I have a good relationship with my in-laws. After 30 years of being one family they really like me 🙂 . I come around once or twice a week. I help them with little things – in their late seventies/early eighties they are still very independent. My ‘job’ is to create lightness and a positive atmosphere – jokes, laughter. It’s easy for me. My parents have been gone for some time and when my mother-in-law runs around the kitchen while I simply sit at the table and wait for my plate to be put in front of me, I feel like I am back in my childhood. And I am grateful for that.
In the last couple of years I’ve been noticing some changes in them – physical and emotional. I notice and I adjust. I adjust the way I react, when I realise they don’t remember or don’t hear something I said.
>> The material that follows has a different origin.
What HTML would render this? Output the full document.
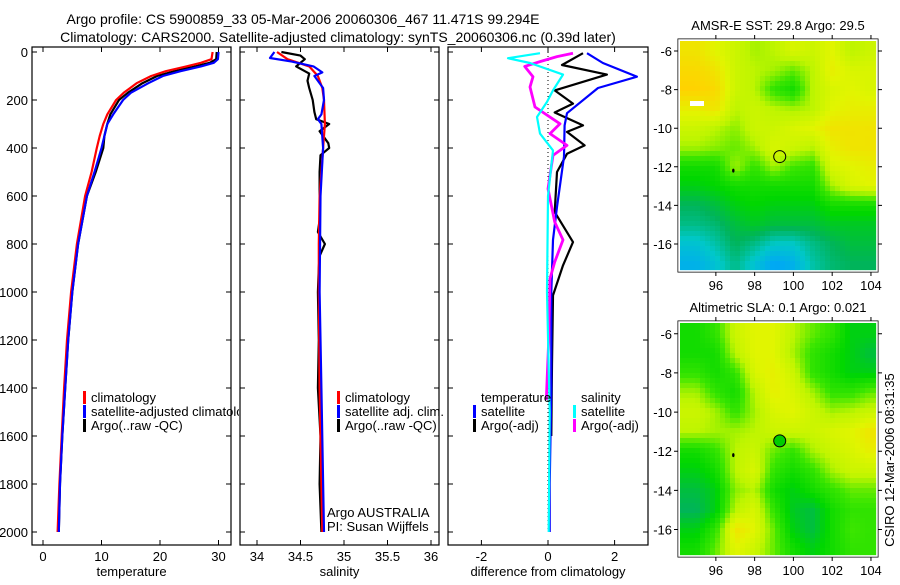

When they suddenly get short-tempered and upset with something insignificant (in my view 🙂 ). When they tell me that I mislead them by giving them incorrect information, which I didn’t (this one is the hardest for me, but I am working on it 🙂 ). And it’s not because I have impeccable self-control (which I don’t 🙂 ). It’s because as much as I like them, they are not MY parents.
What I see, when I talk to my friends, is how hard it is for many of them to deal with the declining of their parents. They get upset and angry when their parents stop behaving the way they always behaved and start becoming different and difficult.
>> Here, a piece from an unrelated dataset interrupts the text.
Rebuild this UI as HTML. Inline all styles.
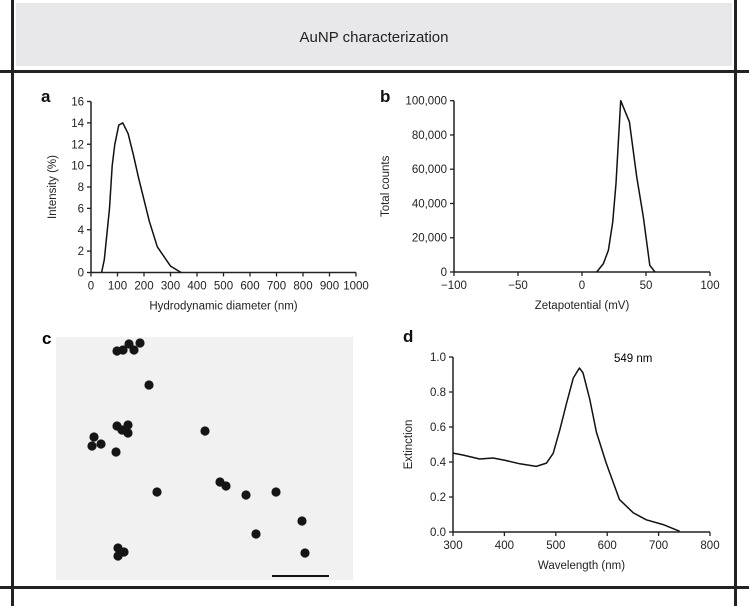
<!DOCTYPE html>
<html><head><meta charset="utf-8"><style>
html,body{margin:0;padding:0;background:#fff;}
svg{display:block;font-family:"Liberation Sans",Arial,sans-serif;}
</style></head><body>
<svg id="fig" width="749" height="606" viewBox="0 0 749 606" xmlns="http://www.w3.org/2000/svg">
<rect x="16" y="3" width="716" height="63" fill="#e8e8ea"/>
<text x="374" y="42" font-size="15" text-anchor="middle" fill="#222">AuNP characterization</text>
<rect x="11" y="0" width="3" height="606" fill="#222"/>
<rect x="734" y="0" width="3" height="606" fill="#222"/>
<rect x="0" y="70" width="749" height="3" fill="#222"/>
<rect x="0" y="586" width="749" height="3" fill="#222"/>
<g id="pa"></g>
<g id="pb"></g>
<g id="pc">
<text x="42" y="344" font-size="17" font-weight="bold">c</text>
<rect x="56" y="337" width="297" height="243" fill="#f1f1f1"/>
<rect x="272" y="575" width="57" height="2" fill="#111"/>
</g>
<g id="pd">
<text x="614" y="362" font-size="11.5">549 nm</text>
</g>
</svg>
<script>
// Panel a data
const aX=[40,50,70,80,90,105,120,140,160,180,200,220,250,300,340];
const aY=[0,1.2,6,10,12,13.8,14,13,11,8.8,6.8,4.8,2.4,0.6,0];
const aXTicks=[0,100,200,300,400,500,600,700,800,900,1000];
const aYTicks=[0,2,4,6,8,10,12,14,16];
// Panel b data
const bX=[11.5,16.7,20.6,24,26.6,30.2,37,42.7,47.9,53,57];
const bY=[0,4900,12700,29000,51700,100000,87700,55600,32200,3900,0];
const bXTicks=[-100,-50,0,50,100];
const bYTicks=[0,20000,40000,60000,80000,100000];
// Panel d data
const dX=[300,319,352,378,404,430,462,482,495,508,521,534,546,553,566,579,598,624,651,676,709,741];
const dY=[0.451,0.44,0.417,0.423,0.408,0.39,0.375,0.394,0.45,0.585,0.737,0.88,0.937,0.91,0.76,0.571,0.394,0.185,0.109,0.07,0.042,0.004];
const dXTicks=[300,400,500,600,700,800];
const dYTicks=[0,0.2,0.4,0.6,0.8,1.0];
// Panel c particles (TEM)
const partX=[117,123,129,134,140,149,117,122,128,128,94,101,92,116,205,157,220,226,246,276,302,256,305,118,124,118];
const partY=[351,350,344,350,343,385,426,430,425,433,437,444,446,452,431,492,482,486,495,492,521,534,553,548,552,556];

const NS="http://www.w3.org/2000/svg";
function mk(tag,attrs,parent,txt){const e=document.createElementNS(NS,tag);for(const k in attrs)e.setAttribute(k,attrs[k]);if(txt!==undefined)e.textContent=txt;parent.appendChild(e);return e;}

function chart(g,o){
  const sx=v=>o.x0+(v-o.xmin)/(o.xmax-o.xmin)*(o.x1-o.x0);
  const sy=v=>o.y0-(v-o.ymin)/(o.ymax-o.ymin)*(o.y0-o.y1);
  const ax=mk('path',{d:`M${o.x0},${o.y1}V${o.y0}H${o.x1}`,stroke:'#222','stroke-width':1.5,fill:'none'},g);
  
  
  o.xt.forEach(t=>{
    const tk=mk('line',{x1:sx(t),x2:sx(t),y1:o.y0,y2:o.y0+4,stroke:'#222','stroke-width':1.3},g);
    
    
    const tl=mk('text',{x:sx(t),y:o.y0+17,'font-size':11.5,'text-anchor':'middle',fill:'#222'},g,o.xf(t));
    
    
  });
  o.yt.forEach(t=>{
    const tk=mk('line',{x1:o.x0-4,x2:o.x0,y1:sy(t),y2:sy(t),stroke:'#222','stroke-width':1.3},g);
    
    
    const tl=mk('text',{x:o.x0-7,y:sy(t)+4,'font-size':11.5,'text-anchor':'end',fill:'#222'},g,o.yf(t));
    
    
  });
  const xt=mk('text',{x:(o.x0+o.x1)/2,y:o.y0+37,'font-size':11.5,'text-anchor':'middle',fill:'#222'},g,o.xtitle);
  
  
  const yt=mk('text',{x:0,y:0,'font-size':11.5,'text-anchor':'middle',fill:'#222',transform:`translate(${o.ytx},${(o.y0+o.y1)/2}) rotate(-90)`},g,o.ytitle);
  
  
  const lb=mk('text',{x:o.lx,y:o.ly,'font-size':17,'font-weight':'bold',fill:'#111'},g,o.label);
  
  
  const d=o.xs.map((v,i)=>(i?'L':'M')+sx(v).toFixed(1)+','+sy(o.ys[i]).toFixed(1)).join('');
  const ln=mk('path',{d:d,stroke:'#111','stroke-width':1.5,fill:'none','stroke-linejoin':'round'},g);
  
  
}
const fmt=v=>v.toLocaleString('en-US');
chart(document.getElementById('pa'),{x0:91,x1:356,y0:272.5,y1:101.5,xmin:0,xmax:1000,ymin:0,ymax:16,xt:aXTicks,yt:aYTicks,xf:String,yf:String,xs:aX,ys:aY,xtitle:'Hydrodynamic diameter (nm)',ytitle:'Intensity (%)',ytx:56,label:'a',lx:41,ly:102});
chart(document.getElementById('pb'),{x0:454,x1:710,y0:272,y1:100.7,xmin:-100,xmax:100,ymin:0,ymax:100000,xt:bXTicks,yt:bYTicks,xf:v=>v<0?'\u2212'+(-v):String(v),yf:fmt,xs:bX,ys:bY,xtitle:'Zetapotential (mV)',ytitle:'Total counts',ytx:389,label:'b',lx:380,ly:102});
chart(document.getElementById('pd'),{x0:453,x1:710,y0:532,y1:357,xmin:300,xmax:800,ymin:0,ymax:1,xt:dXTicks,yt:dYTicks,xf:String,yf:v=>v.toFixed(1),xs:dX,ys:dY,xtitle:'Wavelength (nm)',ytitle:'Extinction',ytx:412,label:'d',lx:403,ly:342});
const pc=document.getElementById('pc');
partX.forEach((x,i)=>{
  const c=mk('circle',{cx:x,cy:partY[i],r:4.6,fill:'#151515'},pc);
  
  
});
</script>
</body></html>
All our life we relied on our parents. We were the children. We are still their children. But now the whole situation is changing and we object! We still want to be able to come to them for emotional support and help. But instead we often have to deal with ‘childish’ behaviour. This is not something to accept easily.
I think there is another reason why we get so angry when we see their physical decline. I think we unconsciously project it onto ourselves: “Is this going to happen to me too? “ And it scares the hell out us! I don’t think we realise how deep our connection to our parents is. My mum passed away 25 years ago. She was 51. During the last 25 years I have gotten used to a life without her. I don’t have the medical condition that contributed to her early death. But one day I woke up and realised that I lived one day longer than my mum. How on earth this thought came into my head I would never know. It’s not that I was counting. Or maybe something in me was?
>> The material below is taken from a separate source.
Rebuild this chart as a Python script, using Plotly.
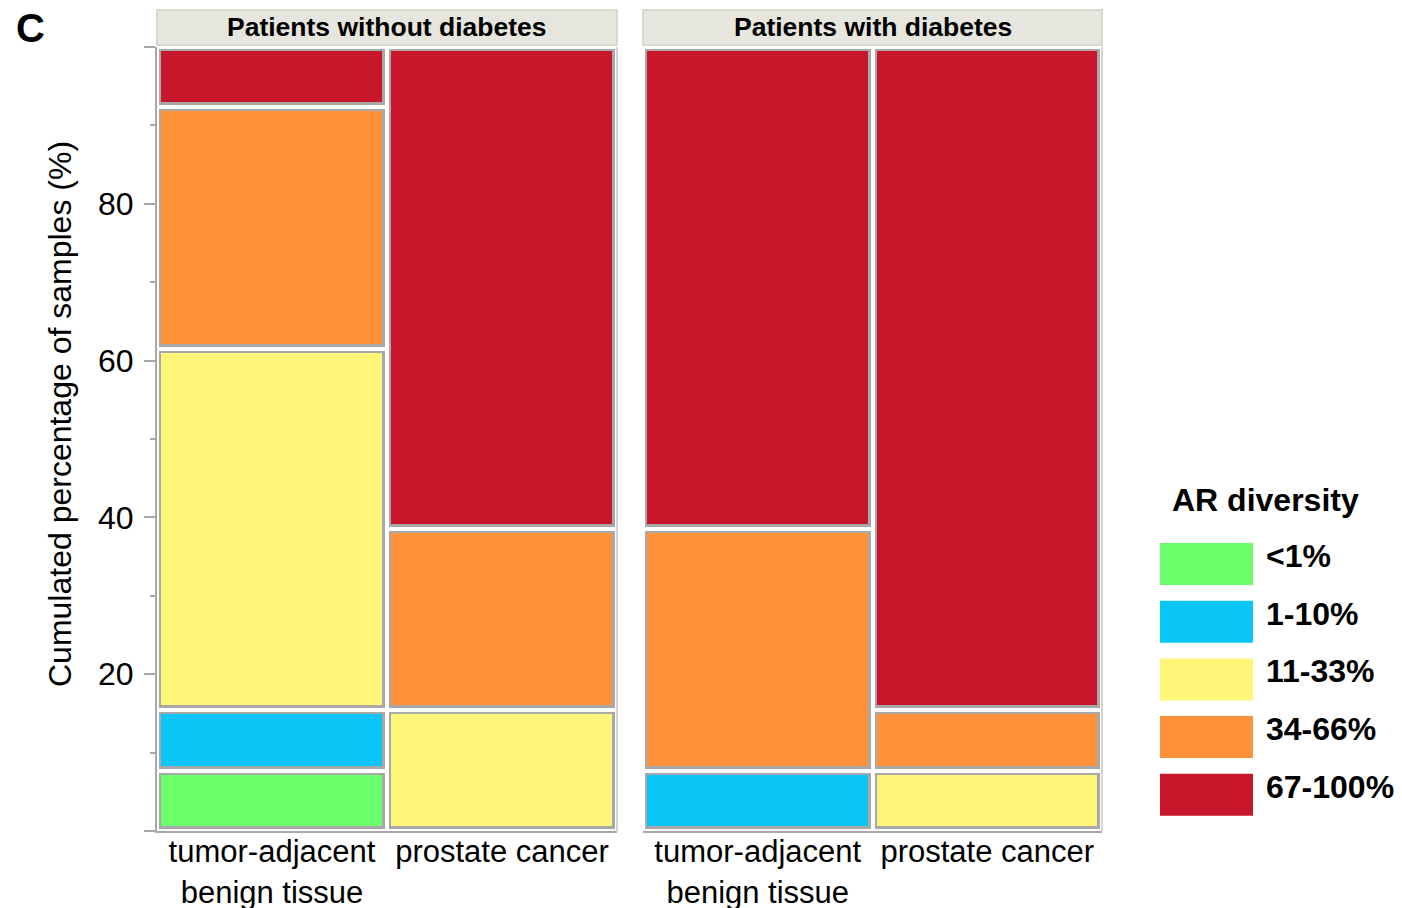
import numpy as np
import plotly.graph_objects as go

# AR diversity classes and their fill colours
classes = ["<1%", "1-10%", "11-33%", "34-66%", "67-100%"]
class_colors = ["#6BFF6B", "#08C5F5", "#FFF679", "#FF9139", "#C8172A"]

# tissue columns within each panel
tissues = ["tumor-adjacent<br>benign tissue", "prostate cancer"]

# percentage of samples per AR diversity class (order follows `classes`)
no_diab_benign = [7.7, 7.7, 46.1, 30.8, 7.7]
no_diab_cancer = [0.0, 0.0, 15.4, 23.1, 61.5]
diab_benign = [0.0, 7.7, 0.0, 30.8, 61.5]
diab_cancer = [0.0, 0.0, 7.7, 7.7, 84.6]

panel_titles = ["Patients without diabetes", "Patients with diabetes"]
panels = [(no_diab_benign, no_diab_cancer), (diab_benign, diab_cancer)]

y_ticks = [0, 20, 40, 60, 80, 100]
y_ticktext = ["", "20", "40", "60", "80", ""]
y_minor = [10, 30, 50, 70, 90]
y_title = "Cumulated percentage of samples (%)"

FONT = "Liberation Sans, Arial, sans-serif"
BORDER = "#A8A8A8"
W, H = 1402, 908
L, R, T, B = 157, 1102, 47, 831  # plot area in pixels

fig = go.Figure()

axis_names = [("x", "y"), ("x2", "y")]
for (xa, ya), cols in zip(axis_names, panels):
    vals = np.array(cols)               # shape (2 tissues, 5 classes)
    bases = np.cumsum(vals, axis=1) - vals
    for k, (cls, col) in enumerate(zip(classes, class_colors)):
        keep = vals[:, k] > 0
        fig.add_trace(go.Bar(
            x=[t for t, m in zip(tissues, keep) if m],
            y=vals[keep, k], base=bases[keep, k],
            width=1, name=cls, marker_color=col,
            marker_line=dict(color=BORDER, width=9),
            xaxis=xa, yaxis=ya, showlegend=False, hoverinfo="skip"))
    # white separators between neighbouring tiles
    nz = vals > 0
    xs, ys, bs = [], [], []
    for i, t in enumerate(tissues):
        for k in range(len(classes)):
            if nz[i, k]:
                xs.append(t); ys.append(vals[i, k]); bs.append(bases[i, k])
    fig.add_trace(go.Bar(
        x=xs, y=ys, base=bs, width=1,
        marker_color="rgba(0,0,0,0)",
        marker_line=dict(color="white", width=4),
        xaxis=xa, yaxis=ya, showlegend=False, hoverinfo="skip"))

pw = R - L
ph = B - T
d1 = (617 - L) / pw
d2 = (643 - L) / pw

xcommon = dict(
    type="category", range=[-0.5, 1.5], showline=True, linecolor=BORDER,
    linewidth=2, ticks="", showgrid=False, zeroline=False,
    tickfont=dict(family=FONT, size=31, color="black"),
    ticklabelstandoff=-8, anchor="y", fixedrange=True, automargin=False)

fig.update_layout(
    width=W, height=H,
    margin=dict(l=L, r=W - R, t=T, b=H - B, pad=0, autoexpand=False),
    paper_bgcolor="white", plot_bgcolor="white",
    barmode="overlay", bargap=0,
    font=dict(family=FONT, color="black"),
    xaxis=dict(domain=[0, d1], **xcommon),
    xaxis2=dict(domain=[d2, 1], **xcommon),
    yaxis=dict(
        range=[0, 100], showline=True, linecolor=BORDER, linewidth=2,
        showgrid=False, zeroline=False, automargin=False,
        tickmode="array", tickvals=y_ticks, ticktext=y_ticktext,
        ticks="outside", ticklen=11, tickwidth=2, tickcolor=BORDER,
        minor=dict(tickvals=y_minor, ticks="outside", ticklen=5,
                   tickwidth=2, tickcolor=BORDER),
        tickfont=dict(family=FONT, size=32, color="black"),
        ticklabelstandoff=4,
        anchor="x", fixedrange=True),
)


def px_x(px):
    return (px - L) / pw


def px_y(py):
    return (B - py) / ph


# y-axis title
fig.add_annotation(xref="paper", yref="paper", x=px_x(60), y=px_y(414),
                   text=y_title, textangle=-90, showarrow=False,
                   xanchor="center", yanchor="middle",
                   font=dict(family=FONT, size=32, color="black"))

# light frame on the right of each panel
for xd in ["x domain", "x2 domain"]:
    fig.add_shape(type="line", xref=xd, yref="y domain",
                  x0=1, x1=1, y0=0, y1=1,
                  line=dict(color="#D4D4D4", width=2), layer="above")

# panel header strips
for xd, title in zip(["x domain", "x2 domain"], panel_titles):
    fig.add_shape(type="rect", xref=xd, yref="y domain",
                  x0=0, x1=1, y0=1 + 2 / ph, y1=1 + 37 / ph,
                  fillcolor="#E6E6DF", line=dict(color="#D8D8CC", width=2),
                  layer="above")
    fig.add_annotation(xref=xd, yref="y domain", x=0.5, y=1 + 20 / ph,
                       text="<b>%s</b>" % title, showarrow=False,
                       xanchor="center", yanchor="middle",
                       font=dict(family=FONT, size=26.5, color="black"))

# panel letter
fig.add_annotation(xref="paper", yref="paper", x=px_x(14), y=px_y(28),
                   text="<b>C</b>", showarrow=False, xanchor="left",
                   yanchor="middle",
                   font=dict(family=FONT, size=40, color="black"))

# legend drawn as large colour keys
fig.add_annotation(xref="paper", yref="paper", x=px_x(1265), y=px_y(500),
                   text="<b>AR diversity</b>", showarrow=False,
                   xanchor="center", yanchor="middle",
                   font=dict(family=FONT, size=32, color="black"))
for i, (cls, col) in enumerate(zip(classes, class_colors)):
    top = 543 + i * 57.7
    fig.add_shape(type="rect", xref="paper", yref="paper",
                  x0=px_x(1160), x1=px_x(1253), y0=px_y(top + 42), y1=px_y(top),
                  fillcolor=col, line=dict(width=0))
    fig.add_annotation(xref="paper", yref="paper", x=px_x(1264),
                       y=px_y(top + 13), text="<b>%s</b>" % cls,
                       showarrow=False, xanchor="left", yanchor="middle",
                       font=dict(family=FONT, size=32, color="black"))

fig.write_html("out.html")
Our parents, people who always loved and supported us, start making our life difficult at some point. Well, they are not going to do it forever, because they are not going to be here forever. So, regardless how angry and frustrated they sometimes make us feel, we can try to remember to make this time together as enjoyable as possible, for them and for ourselves. After all – the memories of good times – this is what stays with us after people we loved are gone.